Certainly the low profile of ALP leader John Robertson demonstrates the opposition has a long way to go in rebuilding its credibility with the electorate, but issues such as education cuts – where the government will see itself compared, not with state Labor but with the commonwealth’s education credentials – will hurt the coalition in NSW.

Like it or not, the 2011 NSW election was fought on transport infrastructure and the capacity of the two major parties to deliver it. Labor’s track record in government may have been more impressive than critics give it credit, but fiascos like the proposed Metro, and a history of transport plans that were under-realised left the electorate jaded and cynical.

Into this breach the coalition talked about infrastructure issues. Partially this was due to the perceived weaknesses of the ALP, but also in response to agenda setting by the two major papers. This is illustrated in the figure below, that shows the prominence of key themes in electoral coverage, as sourced from a content analysis of election coverage in the state’s two major newspapers.

The key themes of the 2011 NSW state election. Supplied

This will be the context upon which the public evaluates the government in 2015. To make good on the perceived promises, big money will be needed, and soon. This, however, runs counter to the government’s other political narrative: that borrowing is bad.

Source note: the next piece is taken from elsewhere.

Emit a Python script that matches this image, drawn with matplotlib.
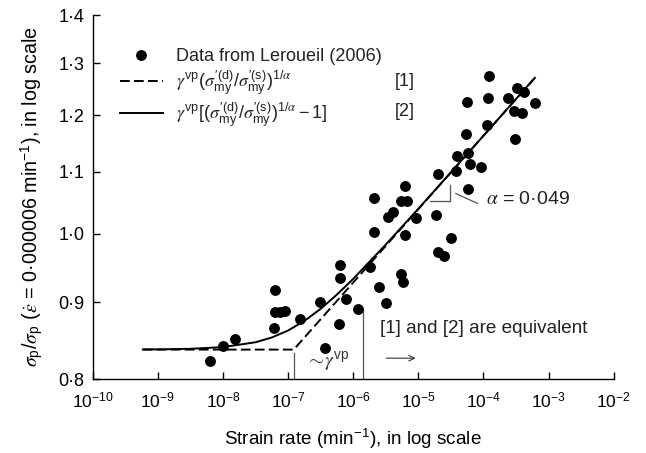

One of the major arguments against the use of borrowing to fund projects is the impact on the state’s credit rating. The credit rating has become a convenient way that governments’ demonstrate their fiscal management skills, but often the implications and justification of this prised target are not well articulated to the community. The credit rating’s major impact (aside from the political) is on the cost of borrowings. If states avoid borrowing to maintain a good rating, there’s little benefit from having the much vaunted AAA.

For many politicians this objective is framed as an analogy with simple home economics. State borrowing is commonly criticised as “whacking it on the public credit card”. Like any cliché, this one needs a bit of a reality check periodically to ensure its underlying meaning hasn’t drifted.

Infrastructure planning can be a political nightmare for NSW governments. AAP/John Donegan

Australian credit card users have, on average, about $5,000 worth of debt per card holder. They know it costs them over 1/6th of their borrowing per annum in charges and they don’t like it. But for a variety of reasons they are stuck with it.

It’s therefore bad tactically to imply that only idiots revert to the card. Australians – for good or ill – understand debt. The home economics of the contemporary Australian voter is that you use debt to obtain assets that have immediate value: things like houses, cars and the like. While some credit card debt is clearly wasteful consumerism, the comparison between the construction of, say a new light rail network and the DVD boxed set of Desperate Housewives is a weak one.

While the next election is still three years away, infrastructure is a slow and cumbersome beast to plan and develop. All the “shovel ready” projects such as the Dulwich Hill light rail line were the low-hanging fruit plucked by the ALP towards the end of its reign. All that’s left for Barry O'Farrell are hard choices.